Il sera dès lors entré en matière sur son appel, sans qu’il soit nécessaire d’impartir un nouveau délai à l’appelant, dont les différents courriers permettent de comprendre qu’il conteste le jugement entrepris dans son intégralité.

2. 2.1. A teneur de l’art. 55a CP, en cas de lésions corporelles simples (art. 123, ch. 2, al. 3 à 5 CP) ou de voies de fait réitérées (art. 126, al. 2, let. b, bbis et c CP), le tribunal peut suspendre la procédure si la victime est le conjoint ou ex-conjoint de l’auteur et que l’atteinte a été commise durant le mariage ou dans l’année qui a suivi le divorce, si la victime le requiert, et si la suspension semble pouvoir stabiliser ou améliorer la situation de la victime. Le Tribunal peut obliger le prévenu à suivre un programme de prévention de la violence pendant la suspension de la procédure. Il communique les mesures prises au service cantonal chargé des problèmes de violence domestique.

2.2. En l’espèce, l’épouse du prévenu avait sollicité une première la suspension de la procédure en 2020, puis sa reprise. Elle sollicite à nouveau cette suspension en se prévalant du fait que la condamnation de son époux par le premier juge a péjoré la situation du couple, sans expliciter en quoi consiste cette aggravation.

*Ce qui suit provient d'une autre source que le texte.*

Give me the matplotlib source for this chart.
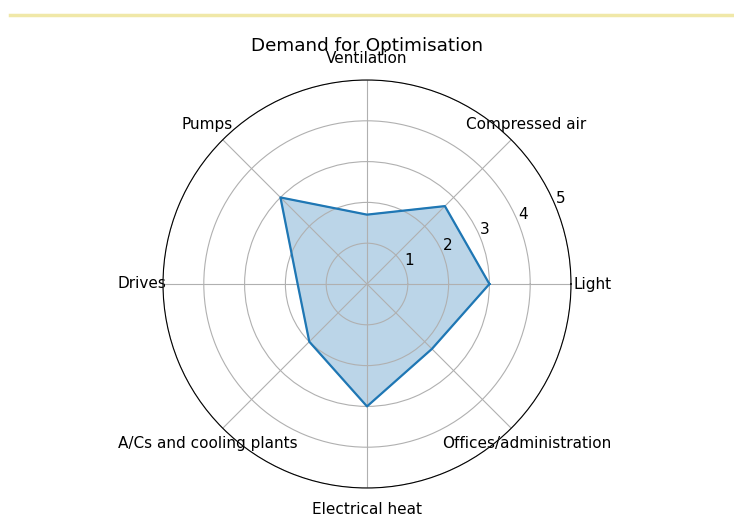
import numpy as np
import matplotlib.pyplot as plt
from matplotlib.lines import Line2D

# categories, counter-clockwise from 0 degrees
categories = ['Light', 'Compressed air', 'Ventilation', 'Pumps', 'Drives',
              'A/Cs and cooling plants', 'Electrical heat', 'Offices/administration']
values = [3, 2.7, 1.7, 3, 1.7, 2, 3, 2.25]

angles = np.linspace(0, 2 * np.pi, len(categories), endpoint=False)
closed_angles = np.concatenate([angles, angles[:1]])
closed_values = values + values[:1]

fig = plt.figure(figsize=(7.34, 5.3), dpi=100)

# thin yellow rule across the top
fig.add_artist(Line2D([10 / 734, 1.0], [1 - 15 / 530, 1 - 15 / 530],
                      color='#f0e8a8', linewidth=2.5, transform=fig.transFigure))

ax = fig.add_axes([163 / 734, 42 / 530, 408 / 734, 408 / 530], polar=True)
ax.plot(closed_angles, closed_values, color='C0', linewidth=1.6)
ax.fill(closed_angles, closed_values, color='C0', alpha=0.3)

ax.set_xticks(angles)
ax.set_xticklabels(categories, fontsize=11)
ax.set_ylim(0, 5)
ax.set_yticks([1, 2, 3, 4, 5])
ax.tick_params(axis='y', labelsize=11)
ax.tick_params(axis='x', pad=5)
ax.set_title('Demand for Optimisation', fontsize=13.2, y=1.072, pad=0)

plt.savefig('out.png', dpi=100)
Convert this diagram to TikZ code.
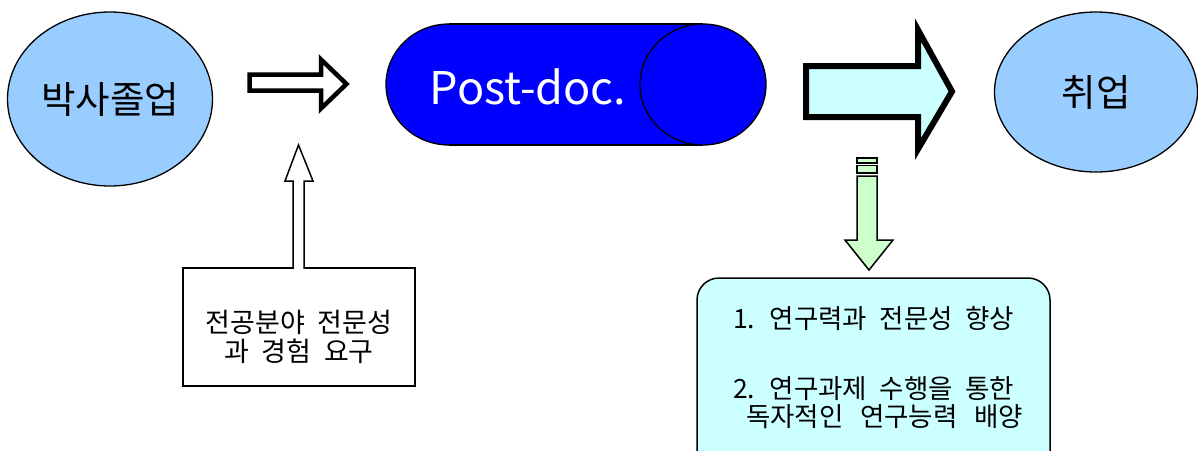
\documentclass[tikz,border=0pt]{standalone}
\usepackage{fontspec}
\setmainfont{Noto Sans CJK KR}[WordSpace=2.1]
\usetikzlibrary{shapes.geometric}
\definecolor{ellblue}{HTML}{99CCFF}
\definecolor{pdblue}{HTML}{0000FF}
\definecolor{lcyan}{HTML}{CCFFFF}
\definecolor{lgreen}{HTML}{CCFFCC}
\tikzset{
  stage/.style={ellipse, draw, line width=1.3pt, fill=ellblue, inner sep=0pt,
    font=\fontsize{37.5}{40}\selectfont},
  thin/.style={line width=1.5pt, line join=miter},
  boxtext/.style={inner sep=0pt, font=\fontsize{26.5}{30}\selectfont},
}
\begin{document}
\begin{tikzpicture}[x=1pt, y=-1pt]
\useasboundingbox (0,0) rectangle (1198,450);

% start and end stages
\node[stage, minimum width=205pt, minimum height=174pt] (phd) at (110,99) {박사졸업};
\node[stage, minimum width=203pt, minimum height=160pt] (job) at (1096,92) {취업};

% Post-doc. drum: body, left half cap, full right cap
\fill[pdblue] (449,24) rectangle (703,145);
\fill[pdblue] (449,84.5) ellipse [x radius=63pt, y radius=60.5pt];
\begin{scope}
  \clip (370,0) rectangle (449,200);
  \draw[line width=1.3pt] (449,84.5) ellipse [x radius=63pt, y radius=60.5pt];
\end{scope}
\draw[line width=1.3pt] (449,24) -- (703,24) (449,145) -- (703,145);
\draw[line width=1.3pt, fill=pdblue] (703,84.5) ellipse [x radius=63pt, y radius=60.5pt];
\node[text=white, inner sep=0pt, font=\fontsize{45}{50}\selectfont] (pd) at (528,87) {Post-doc.};

% hollow arrow into the drum
\draw[line width=4.5pt, line join=miter, fill=white]
  (249.5,74.5) -- (321,74.5) -- (321,59.5) -- (346.5,84) -- (321,108.5)
  -- (321,90.5) -- (249.5,90.5) -- cycle;

% block arrow out of the drum
\draw[line width=6pt, line join=miter, fill=lcyan]
  (806,66) -- (918,66) -- (918,30) -- (952,91.5) -- (918,149)
  -- (918,117) -- (806,117) -- cycle;

% requirement box with its arrow
\node[draw, thin, fill=white, minimum width=232pt, minimum height=118pt] (req) at (299,327) {};
\node[inner sep=0pt, align=center, font=\fontsize{27}{28.5}\selectfont] (reqtext) at (299,337)
  {전공분야 전문성\\과 경험 요구};
\draw[thin, fill=white]
  (293,268.9) -- (293,181) -- (285,181) -- (298.5,145) -- (313,181)
  -- (304,181) -- (304,268.9);

% striped arrow down to the gains box
\draw[thin, fill=lgreen] (857,158) rectangle (877,163);
\draw[thin, fill=lgreen] (857,165.5) rectangle (877,173);
\draw[thin, fill=lgreen]
  (857,176) -- (857,240) -- (845,240) -- (869,270) -- (893,240)
  -- (877,240) -- (877,176) -- cycle;

% gains box
\node[draw, thin, rounded corners=22pt, fill=lcyan, minimum width=353pt, minimum height=197pt]
  (gain) at (873.5,376.5) {};
\node[boxtext, anchor=west] (g1) at (733,318) {1. 연구력과 전문성 향상};
\node[boxtext, anchor=west] (g2) at (733,389) {2. 연구과제 수행을 통한};
\node[boxtext, anchor=west] (g3) at (746,417) {독자적인\hspace{0.15em} 연구능력\hspace{0.15em} 배양};
\end{tikzpicture}
\end{document}
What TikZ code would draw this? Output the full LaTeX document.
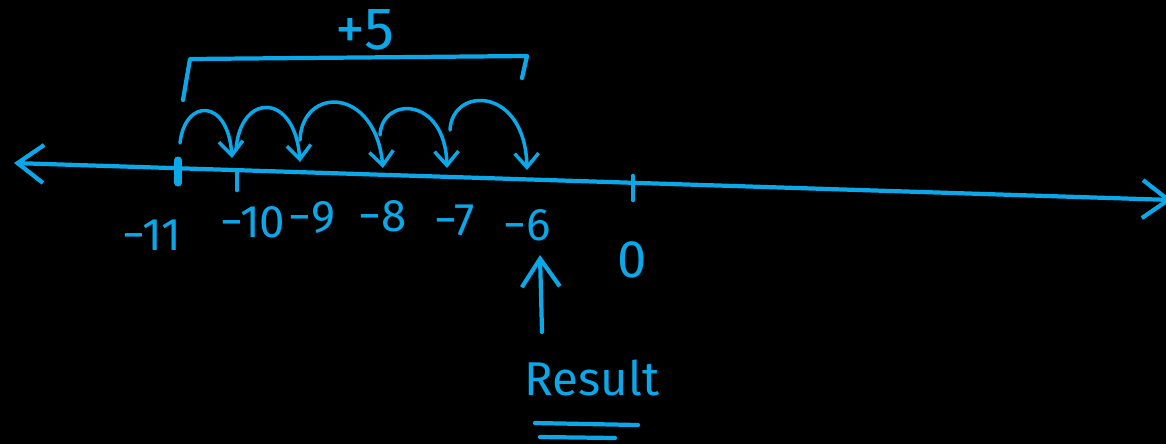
\documentclass[tikz,border=0pt]{standalone}
\usepackage{fontspec}
\setmainfont{Fira Sans}
\usetikzlibrary{positioning, arrows.meta, calc}
\definecolor{inkcol}{RGB}{10, 168, 232}

\begin{document}
\begin{tikzpicture}[
      ink/.style={draw=inkcol, line width=1.2pt, line cap=round, line join=round},
      hop/.style={ink, line width=1pt, -{Straight Barb[length=1.4mm, width=2.4mm]}},
      tick/.style={ink, line width=1.3pt},
      num/.style={text=inkcol, font=\fontsize{13}{15}\selectfont, inner sep=1pt}]

      % Fond et cadre
      \fill[black] (0,0) rectangle (11.66,-4.44);
      \useasboundingbox (0,0) rectangle (11.66,-4.44);

      % Droite graduee
      \coordinate (lend) at (0.14,-1.63);
      \coordinate (rend) at (11.72,-2.00);
      \draw[ink, {Straight Barb[length=2.6mm, width=3.8mm]}-{Straight Barb[length=2.6mm, width=3.8mm]}] (lend) -- (rend);

      % Graduations
      \coordinate (t11) at (1.78,-1.68);
      \coordinate (t10) at (2.37,-1.70);
      \coordinate (t0)  at (6.33,-1.83);
      \draw[tick, line width=2pt] ($(t11)+(0,0.08)$) -- ($(t11)+(0,-0.15)$);
      \draw[tick] ($(t10)+(0,-0.02)$) -- ($(t10)+(0,-0.20)$);
      \draw[tick] ($(t0)+(0,0.07)$) -- ($(t0)+(0,-0.17)$);

      % Etiquettes
      \node[num] (n11) at (1.52,-2.35) {−11};
      \node[num] (n10) at (2.53,-2.22) {−10};
      \node[num] (n9)  at (3.12,-2.17) {−9};
      \node[num] (n8)  at (3.83,-2.16) {−8};
      \node[num] (n7)  at (4.55,-2.20) {−7};
      \node[num] (n6)  at (5.27,-2.25) {−6};
      \node[num, font=\fontsize{15}{17}\selectfont] (n0) at (6.32,-2.60) {0};

      % Sauts de +1
      \coordinate (s1) at (1.80,-1.43);
      \coordinate (e1) at (2.32,-1.58);
      \coordinate (s2) at (2.36,-1.50);
      \coordinate (e2) at (3.00,-1.62);
      \coordinate (s3) at (3.00,-1.40);
      \coordinate (e3) at (3.83,-1.68);
      \coordinate (s4) at (3.80,-1.35);
      \coordinate (e4) at (4.47,-1.68);
      \coordinate (s5) at (4.50,-1.30);
      \coordinate (e5) at (5.27,-1.70);
      \draw[hop] (s1) .. controls (1.85,-0.98) and (2.28,-0.98) .. (e1);
      \draw[hop] (s2) .. controls (2.40,-0.92) and (2.95,-0.92) .. (e2);
      \draw[hop] (s3) .. controls (3.02,-0.86) and (3.75,-0.86) .. (e3);
      \draw[hop] (s4) .. controls (3.82,-0.96) and (4.45,-0.96) .. (e4);
      \draw[hop] (s5) .. controls (4.52,-0.86) and (5.25,-0.86) .. (e5);

      % Accolade
      \coordinate (b1) at (1.83,-1.00);
      \coordinate (b2) at (1.90,-0.59);
      \coordinate (b3) at (5.27,-0.56);
      \coordinate (b4) at (5.22,-0.78);
      \draw[ink] (b1) -- (b2) -- (b3) -- (b4);
      \node[num, font=\fontsize{17}{19}\selectfont] (plus) at (3.65,-0.30) {+5};

      % Resultat
      \node[num, font=\fontsize{13.5}{16}\selectfont] (res) at (5.92,-3.78) {Result};
      \coordinate (up) at (5.40,-2.55);
      \coordinate (foot) at (5.42,-3.32);
      \draw[ink, -{Straight Barb[length=2.8mm, width=3.8mm]}] (foot) -- (up);
      \coordinate (u1) at (5.35,-4.23);
      \coordinate (u2) at (6.38,-4.25);
      \coordinate (u3) at (5.40,-4.37);
      \coordinate (u4) at (6.15,-4.38);
      \draw[ink] (u1) -- (u2);
      \draw[ink] (u3) -- (u4);
    \end{tikzpicture}
\end{document}
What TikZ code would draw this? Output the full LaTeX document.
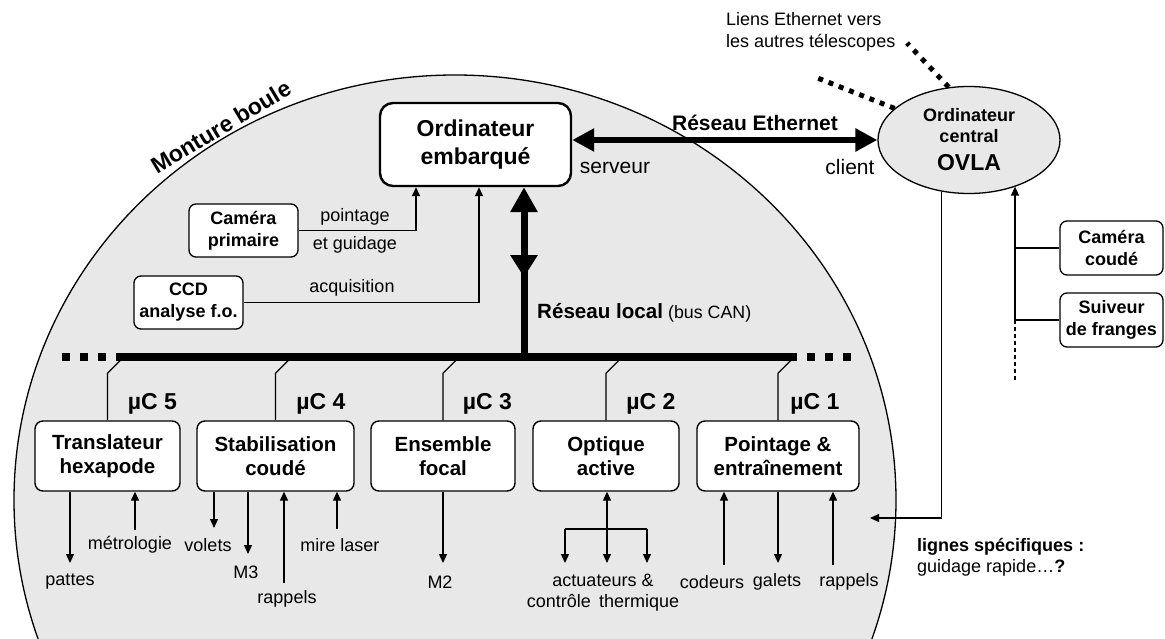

Un tel argument apparaît étranger aux motifs de l’art. 55a CP, qui n’a pas pour vocation de permettre au conjoint condamné d’échapper à sa condamnation en s’en prenant à sa victime.

Il n’y a dès lors pas lieu, à ce stade de la procédure, d’ordonner la suspension de la procédure d’appel.

Afin de clarifier la situation du couple, une audience sera convoquée pour permettre leur audition et déterminer s’il y a lieu de faire droit ou non à la demande de suspension.

3. Il sera statué sur les frais de la présente décision avec le fond.

* * * * *


PAR CES MOTIFS,
LA COUR :


Déclare recevable l'appel formé par A______ contre le jugement JTDP/1126/2022 rendu le 15 septembre 2022 par le Tribunal de police dans la procédure P/11500/2019.

Refuse de suspendre la procédure d’appel (art. 55a CP).

Réserve la suite de la procédure.

Notifie le présent arrêt aux parties.

Le communique, pour information, à B______.

 

La greffière :

Melina CHODYNIECKI

 

La présidente :

Gaëlle VAN HOVE

 

 

 

 

 

 

 

 

 

Indication des voies de recours :

 

Conformément aux art. 78 ss de la loi fédérale sur le Tribunal fédéral (LTF), le présent arrêt peut être porté dans les trente jours qui suivent sa notification avec expédition complète (art. 100 al. 1 LTF), par-devant le Tribunal fédéral (1000 Lausanne 14), par la voie du recours en matière pénale.